» **SHORT EXERCISE**
Copy the material below verbatim from the line with "Convert this chart to matplotlib code." to the line with "plt.rcParams['font.weight'] = 'bold'", both lines included, omitting pictures and every line outside that range.

» **Extracted data entries**
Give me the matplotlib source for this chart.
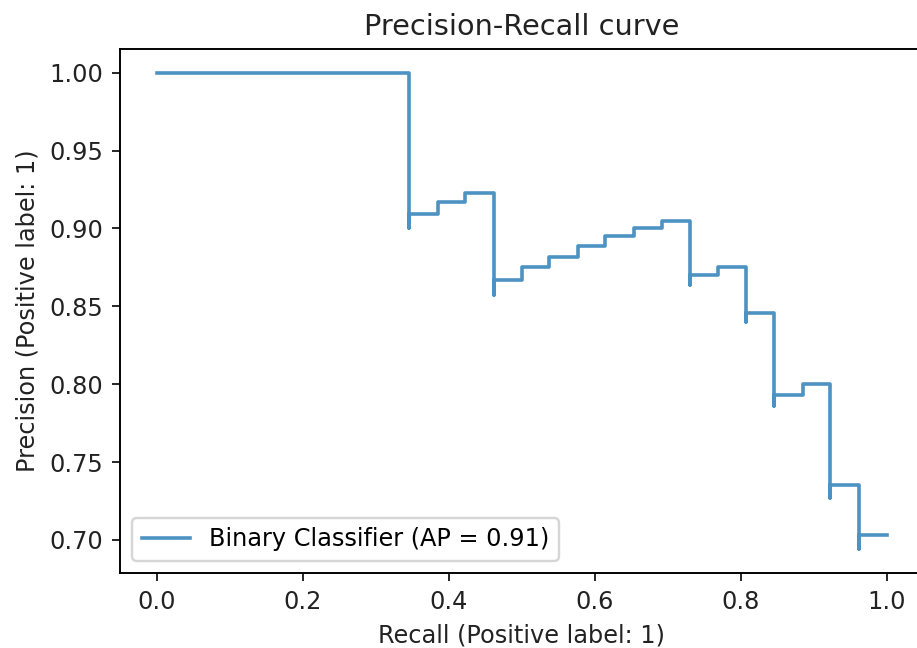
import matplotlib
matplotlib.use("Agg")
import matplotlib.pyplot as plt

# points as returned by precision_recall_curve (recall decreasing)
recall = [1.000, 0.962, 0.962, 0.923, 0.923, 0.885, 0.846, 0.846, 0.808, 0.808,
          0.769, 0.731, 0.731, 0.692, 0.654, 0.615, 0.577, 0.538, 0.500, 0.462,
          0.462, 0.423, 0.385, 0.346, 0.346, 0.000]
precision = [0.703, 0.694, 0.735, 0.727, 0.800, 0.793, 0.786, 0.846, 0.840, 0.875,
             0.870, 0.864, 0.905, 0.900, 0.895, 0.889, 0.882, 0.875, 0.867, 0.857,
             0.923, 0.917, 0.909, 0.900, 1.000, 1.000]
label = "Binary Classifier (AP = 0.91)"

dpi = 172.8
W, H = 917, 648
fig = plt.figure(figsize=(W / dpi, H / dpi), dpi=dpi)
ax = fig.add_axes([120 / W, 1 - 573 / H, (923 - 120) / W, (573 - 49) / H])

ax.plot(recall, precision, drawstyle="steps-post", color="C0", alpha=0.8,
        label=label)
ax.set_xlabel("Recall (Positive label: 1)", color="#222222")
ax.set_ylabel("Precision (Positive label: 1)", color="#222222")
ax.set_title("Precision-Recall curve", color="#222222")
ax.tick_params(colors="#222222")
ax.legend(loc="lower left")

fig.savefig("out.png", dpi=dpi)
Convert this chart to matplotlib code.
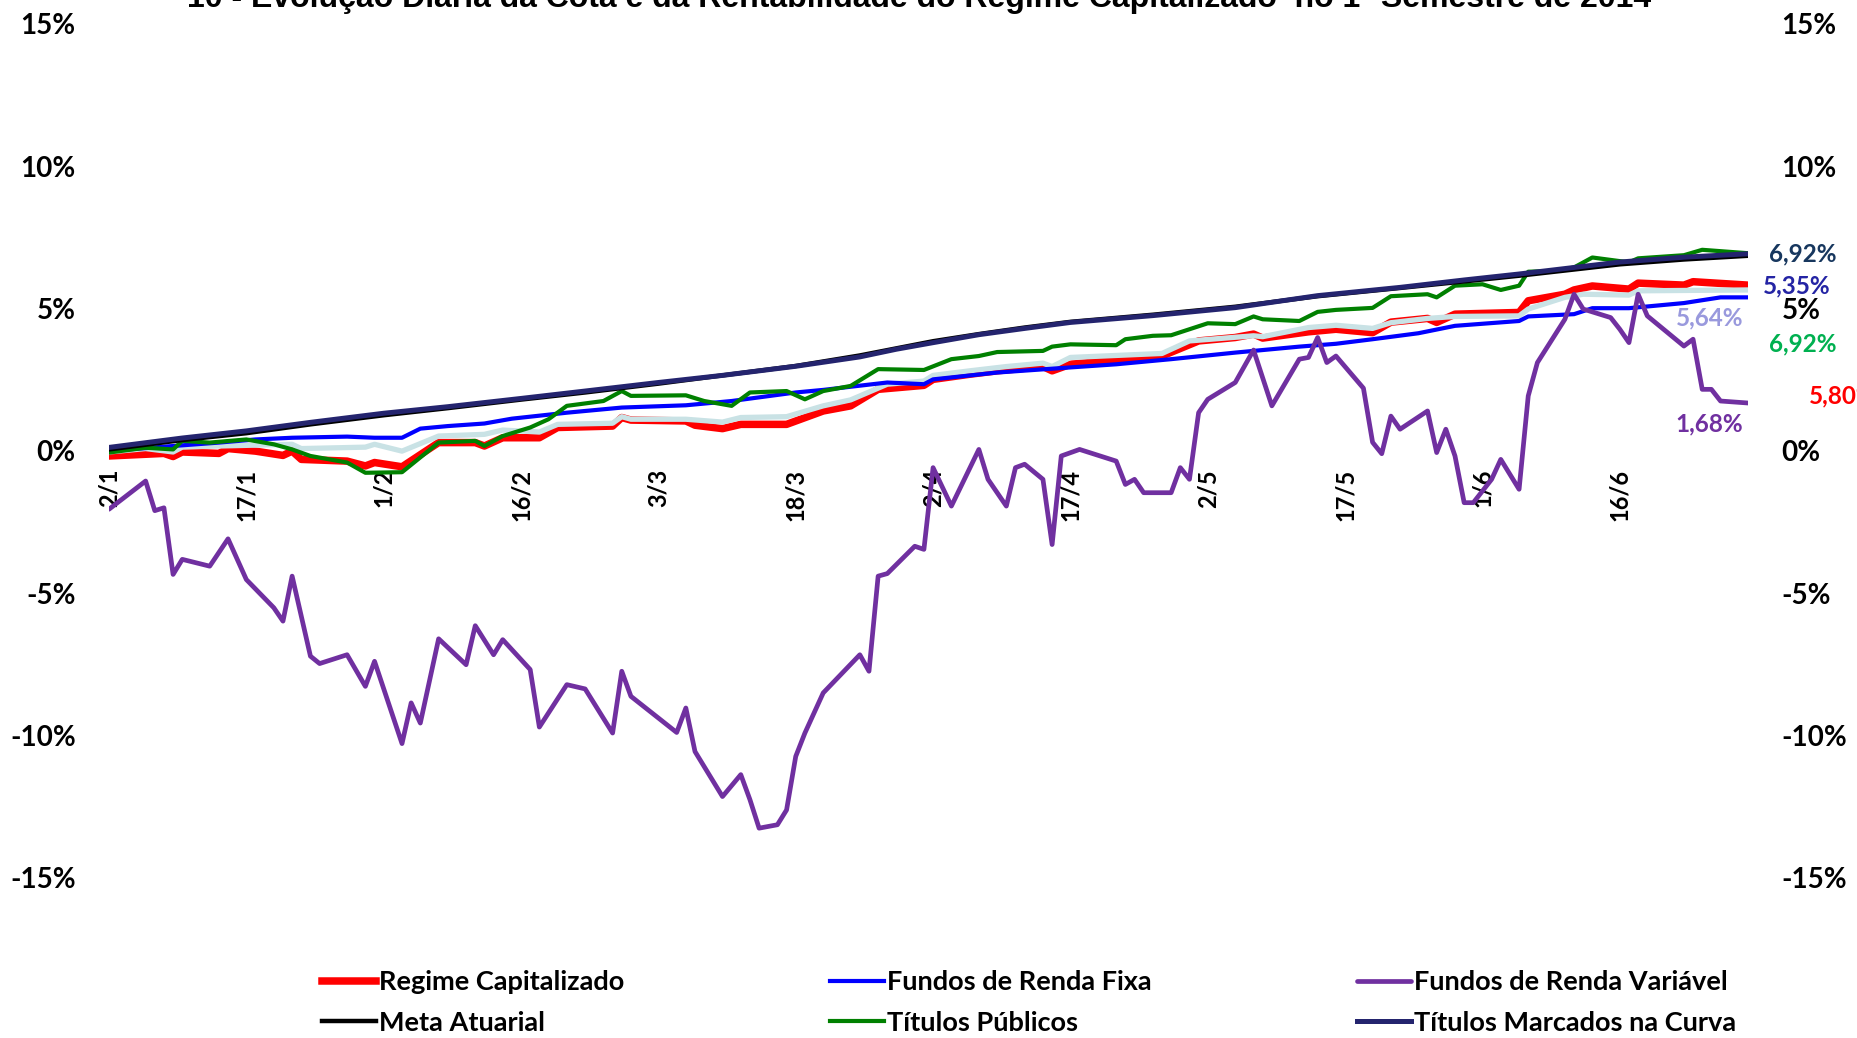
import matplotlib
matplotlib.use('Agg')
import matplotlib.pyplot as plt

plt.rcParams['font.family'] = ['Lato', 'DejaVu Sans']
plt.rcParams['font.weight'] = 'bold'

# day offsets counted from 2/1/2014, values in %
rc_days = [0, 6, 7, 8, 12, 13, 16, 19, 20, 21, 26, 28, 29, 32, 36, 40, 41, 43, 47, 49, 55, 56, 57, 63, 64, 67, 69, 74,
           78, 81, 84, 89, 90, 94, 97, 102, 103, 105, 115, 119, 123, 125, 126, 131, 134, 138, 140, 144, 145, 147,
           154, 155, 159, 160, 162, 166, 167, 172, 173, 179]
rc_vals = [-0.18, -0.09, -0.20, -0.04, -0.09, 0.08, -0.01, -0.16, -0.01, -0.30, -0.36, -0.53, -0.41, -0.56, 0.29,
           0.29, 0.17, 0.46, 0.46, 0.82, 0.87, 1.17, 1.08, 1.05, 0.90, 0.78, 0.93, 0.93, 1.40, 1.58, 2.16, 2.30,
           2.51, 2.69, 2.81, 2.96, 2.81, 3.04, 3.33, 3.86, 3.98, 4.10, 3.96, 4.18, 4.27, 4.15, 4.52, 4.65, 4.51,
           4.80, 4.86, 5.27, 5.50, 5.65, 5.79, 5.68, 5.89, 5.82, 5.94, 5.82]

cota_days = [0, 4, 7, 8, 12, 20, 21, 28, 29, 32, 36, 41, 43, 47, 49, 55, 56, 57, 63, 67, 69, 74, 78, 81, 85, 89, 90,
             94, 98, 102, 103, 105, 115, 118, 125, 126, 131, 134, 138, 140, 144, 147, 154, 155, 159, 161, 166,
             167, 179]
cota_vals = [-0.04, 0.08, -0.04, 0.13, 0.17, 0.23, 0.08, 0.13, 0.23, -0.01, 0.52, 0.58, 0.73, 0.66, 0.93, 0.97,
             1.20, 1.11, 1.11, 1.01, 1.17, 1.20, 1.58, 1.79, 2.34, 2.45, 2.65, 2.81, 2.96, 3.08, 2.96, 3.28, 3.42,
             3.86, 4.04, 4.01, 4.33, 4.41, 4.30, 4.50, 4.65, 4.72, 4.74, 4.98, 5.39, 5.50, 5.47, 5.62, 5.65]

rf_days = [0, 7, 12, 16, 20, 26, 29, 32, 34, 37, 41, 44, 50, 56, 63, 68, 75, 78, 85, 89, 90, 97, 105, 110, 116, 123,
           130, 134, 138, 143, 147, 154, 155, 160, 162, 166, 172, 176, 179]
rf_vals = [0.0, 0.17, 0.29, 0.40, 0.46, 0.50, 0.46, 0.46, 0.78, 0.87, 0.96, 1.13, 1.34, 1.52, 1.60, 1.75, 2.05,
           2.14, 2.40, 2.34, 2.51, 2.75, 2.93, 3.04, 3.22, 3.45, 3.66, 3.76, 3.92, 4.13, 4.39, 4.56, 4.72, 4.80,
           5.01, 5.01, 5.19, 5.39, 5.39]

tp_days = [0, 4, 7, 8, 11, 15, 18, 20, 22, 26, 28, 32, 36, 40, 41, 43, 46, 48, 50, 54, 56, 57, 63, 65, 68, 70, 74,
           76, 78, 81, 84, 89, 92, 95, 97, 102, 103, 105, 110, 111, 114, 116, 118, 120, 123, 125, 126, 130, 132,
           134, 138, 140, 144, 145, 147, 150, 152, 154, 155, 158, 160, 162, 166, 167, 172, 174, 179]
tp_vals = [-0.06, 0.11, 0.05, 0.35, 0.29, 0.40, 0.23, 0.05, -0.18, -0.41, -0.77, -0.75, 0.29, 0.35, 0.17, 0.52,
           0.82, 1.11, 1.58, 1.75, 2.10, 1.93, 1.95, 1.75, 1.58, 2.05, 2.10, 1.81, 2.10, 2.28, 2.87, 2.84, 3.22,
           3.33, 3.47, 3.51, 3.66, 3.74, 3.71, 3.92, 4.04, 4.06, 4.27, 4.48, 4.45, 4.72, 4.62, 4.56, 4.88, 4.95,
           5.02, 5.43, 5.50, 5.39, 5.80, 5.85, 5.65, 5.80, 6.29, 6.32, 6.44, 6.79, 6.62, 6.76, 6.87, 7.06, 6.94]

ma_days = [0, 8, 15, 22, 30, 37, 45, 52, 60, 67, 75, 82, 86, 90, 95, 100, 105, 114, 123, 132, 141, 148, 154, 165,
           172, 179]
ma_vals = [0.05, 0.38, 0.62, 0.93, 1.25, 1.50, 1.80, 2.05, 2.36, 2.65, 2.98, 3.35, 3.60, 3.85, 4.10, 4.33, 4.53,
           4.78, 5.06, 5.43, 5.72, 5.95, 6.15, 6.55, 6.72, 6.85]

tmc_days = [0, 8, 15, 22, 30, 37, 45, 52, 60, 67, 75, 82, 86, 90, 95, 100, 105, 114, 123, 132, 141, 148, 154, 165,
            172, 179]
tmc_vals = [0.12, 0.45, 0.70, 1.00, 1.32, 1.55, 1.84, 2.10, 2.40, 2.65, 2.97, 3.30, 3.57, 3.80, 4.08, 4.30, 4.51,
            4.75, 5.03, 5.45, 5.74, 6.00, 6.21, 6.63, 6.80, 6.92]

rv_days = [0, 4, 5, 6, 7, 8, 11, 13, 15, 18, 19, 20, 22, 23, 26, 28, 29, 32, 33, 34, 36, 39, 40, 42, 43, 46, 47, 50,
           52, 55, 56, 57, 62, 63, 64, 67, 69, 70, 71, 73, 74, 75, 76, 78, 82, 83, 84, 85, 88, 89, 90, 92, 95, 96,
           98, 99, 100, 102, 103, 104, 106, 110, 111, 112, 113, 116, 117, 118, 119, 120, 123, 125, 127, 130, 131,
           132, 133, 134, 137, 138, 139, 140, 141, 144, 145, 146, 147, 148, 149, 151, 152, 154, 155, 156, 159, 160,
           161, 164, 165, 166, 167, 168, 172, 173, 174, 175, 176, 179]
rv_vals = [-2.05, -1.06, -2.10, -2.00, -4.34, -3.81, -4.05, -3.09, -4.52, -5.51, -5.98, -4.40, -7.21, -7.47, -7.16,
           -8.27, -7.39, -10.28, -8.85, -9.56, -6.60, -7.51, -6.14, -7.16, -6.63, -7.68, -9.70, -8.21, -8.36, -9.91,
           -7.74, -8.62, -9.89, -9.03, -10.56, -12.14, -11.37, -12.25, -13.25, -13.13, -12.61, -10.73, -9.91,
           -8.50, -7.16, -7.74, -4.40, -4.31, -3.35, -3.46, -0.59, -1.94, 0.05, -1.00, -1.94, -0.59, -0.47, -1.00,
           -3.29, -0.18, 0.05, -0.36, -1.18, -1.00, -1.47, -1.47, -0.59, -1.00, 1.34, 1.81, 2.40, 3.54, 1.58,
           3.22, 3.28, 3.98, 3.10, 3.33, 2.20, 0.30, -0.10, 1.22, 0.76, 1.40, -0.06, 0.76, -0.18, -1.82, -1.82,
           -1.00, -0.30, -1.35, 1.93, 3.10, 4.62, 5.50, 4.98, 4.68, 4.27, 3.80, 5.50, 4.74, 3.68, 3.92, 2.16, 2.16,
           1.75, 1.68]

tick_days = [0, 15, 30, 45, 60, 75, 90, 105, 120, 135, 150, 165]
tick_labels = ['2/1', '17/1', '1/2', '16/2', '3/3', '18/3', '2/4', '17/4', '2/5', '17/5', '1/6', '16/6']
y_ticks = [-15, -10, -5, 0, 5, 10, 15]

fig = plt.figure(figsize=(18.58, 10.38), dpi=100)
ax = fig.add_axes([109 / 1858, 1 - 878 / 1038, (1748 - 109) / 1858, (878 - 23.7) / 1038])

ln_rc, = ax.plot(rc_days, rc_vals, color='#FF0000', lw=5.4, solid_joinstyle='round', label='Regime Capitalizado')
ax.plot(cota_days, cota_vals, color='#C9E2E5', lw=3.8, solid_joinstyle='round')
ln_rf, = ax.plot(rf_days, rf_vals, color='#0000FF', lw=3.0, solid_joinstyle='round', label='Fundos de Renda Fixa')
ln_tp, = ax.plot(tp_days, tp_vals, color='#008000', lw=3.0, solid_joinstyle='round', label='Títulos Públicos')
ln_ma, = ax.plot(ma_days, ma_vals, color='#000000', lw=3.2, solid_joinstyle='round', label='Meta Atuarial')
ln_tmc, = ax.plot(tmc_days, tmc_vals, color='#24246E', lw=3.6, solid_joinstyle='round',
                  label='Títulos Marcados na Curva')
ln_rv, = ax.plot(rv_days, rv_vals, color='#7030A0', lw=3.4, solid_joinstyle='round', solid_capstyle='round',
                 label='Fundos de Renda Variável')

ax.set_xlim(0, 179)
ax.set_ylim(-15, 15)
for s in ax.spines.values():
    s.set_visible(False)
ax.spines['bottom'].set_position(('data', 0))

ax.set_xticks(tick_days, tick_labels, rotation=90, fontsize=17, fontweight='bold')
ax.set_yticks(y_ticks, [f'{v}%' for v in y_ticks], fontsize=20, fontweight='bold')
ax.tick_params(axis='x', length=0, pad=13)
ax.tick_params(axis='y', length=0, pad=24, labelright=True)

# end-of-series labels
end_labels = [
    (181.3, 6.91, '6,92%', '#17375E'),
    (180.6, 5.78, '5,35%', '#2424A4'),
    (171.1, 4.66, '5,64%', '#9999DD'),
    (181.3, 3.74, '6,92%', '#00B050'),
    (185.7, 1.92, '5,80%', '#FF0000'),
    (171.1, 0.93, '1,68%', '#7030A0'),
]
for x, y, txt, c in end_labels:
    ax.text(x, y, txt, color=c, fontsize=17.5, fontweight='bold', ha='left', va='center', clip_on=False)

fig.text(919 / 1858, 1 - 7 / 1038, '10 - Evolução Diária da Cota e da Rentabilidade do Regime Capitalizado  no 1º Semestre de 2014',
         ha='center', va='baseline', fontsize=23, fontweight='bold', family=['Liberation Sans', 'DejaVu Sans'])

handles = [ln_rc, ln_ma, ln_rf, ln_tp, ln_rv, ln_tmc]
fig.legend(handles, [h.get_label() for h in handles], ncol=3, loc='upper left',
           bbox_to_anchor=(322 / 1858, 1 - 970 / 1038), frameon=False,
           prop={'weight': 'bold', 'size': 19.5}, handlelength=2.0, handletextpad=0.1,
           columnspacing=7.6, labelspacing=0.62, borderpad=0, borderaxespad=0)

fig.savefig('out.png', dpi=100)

» **COMPLETED TASK**
Convert this chart to matplotlib code.
import matplotlib
matplotlib.use('Agg')
import matplotlib.pyplot as plt

plt.rcParams['font.family'] = ['Lato', 'DejaVu Sans']
plt.rcParams['font.weight'] = 'bold'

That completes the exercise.